** Start RECORDS FOR THIS TASK **
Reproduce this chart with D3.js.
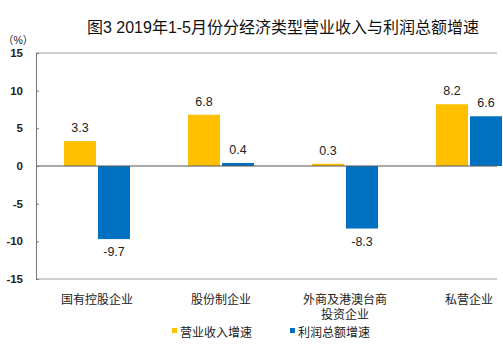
<!DOCTYPE html>
<html>
<head>
<meta charset="utf-8">
<script src="https://cdn.jsdelivr.net/npm/d3@7"></script>
<style>
  body { margin: 0; background: #fff; }
  text { font-family: "Liberation Sans", Arial, "Noto Sans CJK SC", sans-serif; }
</style>
</head>
<body>
<svg id="chart" width="503" height="351"></svg>
<script>
const categories = [['国有控股企业'], ['股份制企业'], ['外商及港澳台商', '投资企业'], ['私营企业']];
const revenue = [3.3, 6.8, 0.3, 8.2];
const profit = [-9.7, 0.4, -8.3, 6.6];
const yTicks = [15, 10, 5, 0, -5, -10, -15];
const seriesNames = ['营业收入增速', '利润总额增速'];
const colors = ['#FFC000', '#0070C0'];

const svg = d3.select('#chart');
const plotL = 36, plotR = 497, plotT = 53, plotB = 279;

const x = d3.scaleBand().domain(d3.range(categories.length)).range([35, 35 + 4 * 124]);
const y = d3.scaleLinear().domain([-15, 15]).range([plotB, plotT]);
const barW = 32;

// frame
svg.append('line').attr('x1', plotL).attr('x2', plotR).attr('y1', plotT).attr('y2', plotT)
  .attr('stroke', '#a0a0a0');
svg.append('line').attr('x1', plotL).attr('x2', plotR).attr('y1', plotB).attr('y2', plotB)
  .attr('stroke', '#a0a0a0');

// bars
const series = [revenue, profit];
series.forEach((vals, s) => {
  svg.selectAll('.bar' + s).data(vals).join('rect')
    .attr('class', 'bar' + s)
    .attr('x', (d, i) => x(i) + x.bandwidth() / 2 + (s === 0 ? -barW - 1 : 1))
    .attr('width', barW)
    .attr('y', d => y(Math.max(0, d)))
    .attr('height', d => Math.abs(y(d) - y(0)))
    .attr('fill', colors[s]);
  svg.selectAll('.lab' + s).data(vals).join('text')
    .attr('class', 'lab' + s)
    .attr('x', (d, i) => x(i) + x.bandwidth() / 2 + (s === 0 ? -barW / 2 - 1 : barW / 2 + 1))
    .attr('y', d => d >= 0 ? y(d) - 9 : y(d) + 17)
    .attr('text-anchor', 'middle')
    .attr('font-size', 12.5)
    .attr('fill', '#222')
    .text(d => d.toFixed(1));
});

// zero line
svg.append('line').attr('x1', plotL).attr('x2', plotR).attr('y1', y(0)).attr('y2', y(0))
  .attr('stroke', '#555');

// y axis
const yAxis = svg.append('g').attr('transform', `translate(${plotL},0)`)
  .call(d3.axisRight(y).tickValues(yTicks).tickSize(3).tickFormat(''));
yAxis.select('.domain').attr('stroke', '#777');
yAxis.selectAll('.tick line').attr('stroke', '#777');
svg.selectAll('.ytl').data(yTicks).join('text')
  .attr('class', 'ytl')
  .attr('x', 23).attr('y', d => y(d) + 4)
  .attr('text-anchor', 'end')
  .attr('font-family', '"Liberation Serif", "Times New Roman", serif')
  .attr('font-size', 11.5)
  .attr('font-weight', 'bold')
  .attr('fill', '#222')
  .text(d => d);

svg.append('text').attr('x', 3).attr('y', 44)
  .attr('font-size', 10.5).attr('fill', '#222').text('（%）');

// category labels
categories.forEach((lines, i) => {
  lines.forEach((t, j) => {
    svg.append('text')
      .attr('x', x(i) + x.bandwidth() / 2)
      .attr('y', 304 + j * 15)
      .attr('text-anchor', 'middle')
      .attr('font-size', 12)
      .attr('fill', '#222')
      .text(t);
  });
});

// title
svg.append('text').attr('x', 283).attr('y', 33)
  .attr('text-anchor', 'middle').attr('font-size', 16).attr('fill', '#111')
  .text('图3 2019年1-5月份分经济类型营业收入与利润总额增速');

// legend
const legX = [172, 290];
seriesNames.forEach((n, i) => {
  svg.append('rect').attr('x', legX[i]).attr('y', 328).attr('width', 5).attr('height', 5)
    .attr('fill', colors[i]);
  svg.append('text').attr('x', legX[i] + 8).attr('y', 337)
    .attr('font-size', 12).attr('fill', '#222').text(n);
});
</script>
</body>
</html>
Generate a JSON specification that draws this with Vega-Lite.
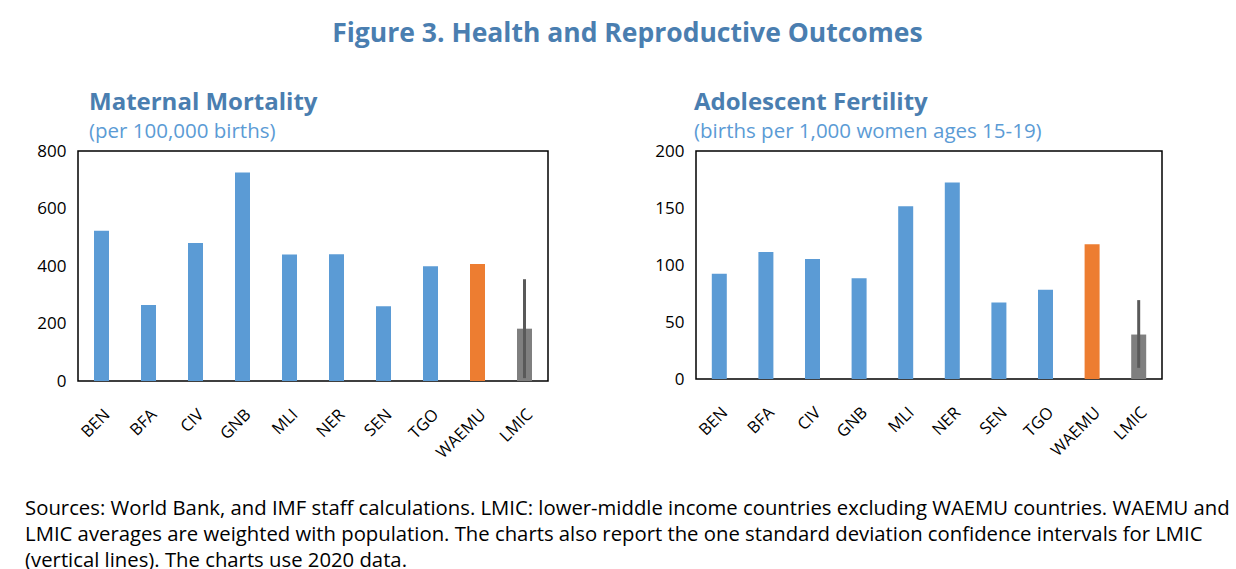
{
  "$schema": "https://vega.github.io/schema/vega-lite/v6.json",
  "padding": {"left": 25, "top": 21, "right": 2, "bottom": 0},
  "background": "white",
  "config": {
    "font": "Open Sans",
    "view": {"stroke": "#000000", "strokeWidth": 1.5},
    "axis": {"grid": false, "domain": false, "ticks": false, "labelFontSize": 17, "labelColor": "#000000", "title": null, "labelFont": "Open Sans"},
    "title": {"font": "Open Sans"}
  },
  "title": {"text": "Figure 3. Health and Reproductive Outcomes", "fontSize": 26.5, "fontWeight": "bold", "color": "#4A7EB0", "anchor": "middle", "offset": 42},
  "vconcat": [
    {
      "title": {
        "text": [
          "Sources: World Bank, and IMF staff calculations. LMIC: lower-middle income countries excluding WAEMU countries. WAEMU and",
          "LMIC averages are weighted with population. The charts also report the one standard deviation confidence intervals for LMIC",
          "(vertical lines). The charts use 2020 data."
        ],
        "orient": "bottom", "anchor": "start", "frame": "bounds", "dx": -11,
        "fontSize": 20.3, "fontWeight": "normal", "color": "#000000", "lineHeight": 26, "offset": 37
      },
      "spacing": 105,
      "hconcat": [
        {
          "title": {"text": "Maternal Mortality", "subtitle": "(per 100,000 births)", "anchor": "start", "frame": "group", "dx": 11, "fontSize": 24, "fontWeight": "bold", "color": "#4A7EB0", "subtitleFontSize": 20.5, "subtitleColor": "#5B9BD5", "subtitlePadding": 7, "offset": 0},
          "width": 470,
          "height": 230,
          "data": {"values": [
            {"cat": "BEN", "grp": "country", "value": 523},
            {"cat": "BFA", "grp": "country", "value": 264},
            {"cat": "CIV", "grp": "country", "value": 480},
            {"cat": "GNB", "grp": "country", "value": 725},
            {"cat": "MLI", "grp": "country", "value": 440},
            {"cat": "NER", "grp": "country", "value": 441},
            {"cat": "SEN", "grp": "country", "value": 260},
            {"cat": "TGO", "grp": "country", "value": 399},
            {"cat": "WAEMU", "grp": "WAEMU", "value": 407},
            {"cat": "LMIC", "grp": "LMIC", "value": 182, "lo": 10, "hi": 354}
          ]},
          "layer": [
            {
              "mark": {"type": "bar", "size": 15},
              "encoding": {
                "x": {"field": "cat", "type": "nominal", "sort": null, "axis": {"labelAngle": -45, "labelPadding": 25, "labelFontSize": 16.5}},
                "y": {"field": "value", "type": "quantitative", "scale": {"domain": [0, 800]}, "axis": {"values": [0, 200, 400, 600, 800], "labelPadding": 12}},
                "color": {"field": "grp", "type": "nominal", "scale": {"domain": ["country", "WAEMU", "LMIC"], "range": ["#5B9BD5", "#ED7D31", "#7F7F7F"]}, "legend": null}
              }
            },
            {
              "transform": [{"filter": "isValid(datum.lo)"}],
              "mark": {"type": "rule", "color": "#595959", "strokeWidth": 3},
              "encoding": {
                "x": {"field": "cat", "type": "nominal", "sort": null},
                "y": {"field": "lo", "type": "quantitative"},
                "y2": {"field": "hi"}
              }
            }
          ]
        },
        {
          "title": {"text": "Adolescent Fertility", "subtitle": "(births per 1,000 women ages 15-19)", "anchor": "start", "frame": "group", "dx": -2, "fontSize": 24, "fontWeight": "bold", "color": "#4A7EB0", "subtitleFontSize": 20.5, "subtitleColor": "#5B9BD5", "subtitlePadding": 7, "offset": 0},
          "width": 466,
          "height": 228,
          "data": {"values": [
            {"cat": "BEN", "grp": "country", "value": 92.4},
            {"cat": "BFA", "grp": "country", "value": 111.4},
            {"cat": "CIV", "grp": "country", "value": 105.2},
            {"cat": "GNB", "grp": "country", "value": 88.3},
            {"cat": "MLI", "grp": "country", "value": 151.6},
            {"cat": "NER", "grp": "country", "value": 172.4},
            {"cat": "SEN", "grp": "country", "value": 67.2},
            {"cat": "TGO", "grp": "country", "value": 78.2},
            {"cat": "WAEMU", "grp": "WAEMU", "value": 118.3},
            {"cat": "LMIC", "grp": "LMIC", "value": 39, "lo": 9.8, "hi": 69.2}
          ]},
          "layer": [
            {
              "mark": {"type": "bar", "size": 15},
              "encoding": {
                "x": {"field": "cat", "type": "nominal", "sort": null, "axis": {"labelAngle": -45, "labelPadding": 25, "labelFontSize": 16.5}},
                "y": {"field": "value", "type": "quantitative", "scale": {"domain": [0, 200]}, "axis": {"values": [0, 50, 100, 150, 200], "labelPadding": 12}},
                "color": {"field": "grp", "type": "nominal", "scale": {"domain": ["country", "WAEMU", "LMIC"], "range": ["#5B9BD5", "#ED7D31", "#7F7F7F"]}, "legend": null}
              }
            },
            {
              "transform": [{"filter": "isValid(datum.lo)"}],
              "mark": {"type": "rule", "color": "#595959", "strokeWidth": 3},
              "encoding": {
                "x": {"field": "cat", "type": "nominal", "sort": null},
                "y": {"field": "lo", "type": "quantitative"},
                "y2": {"field": "hi"}
              }
            }
          ]
        }
      ]
    }
  ]
}
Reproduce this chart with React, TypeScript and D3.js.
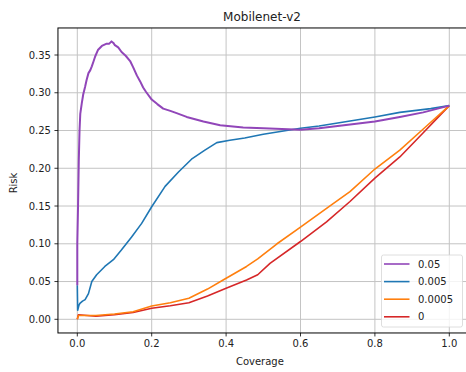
** End RECORDS FOR THIS TASK **
**WHAT NEEDS TO BE DONE**
Using the entries above, return each line in which the word "Reproduce" occurs.

**RESULT BELOW**
Reproduce this chart with D3.js.
Reproduce this chart with React, TypeScript and D3.js.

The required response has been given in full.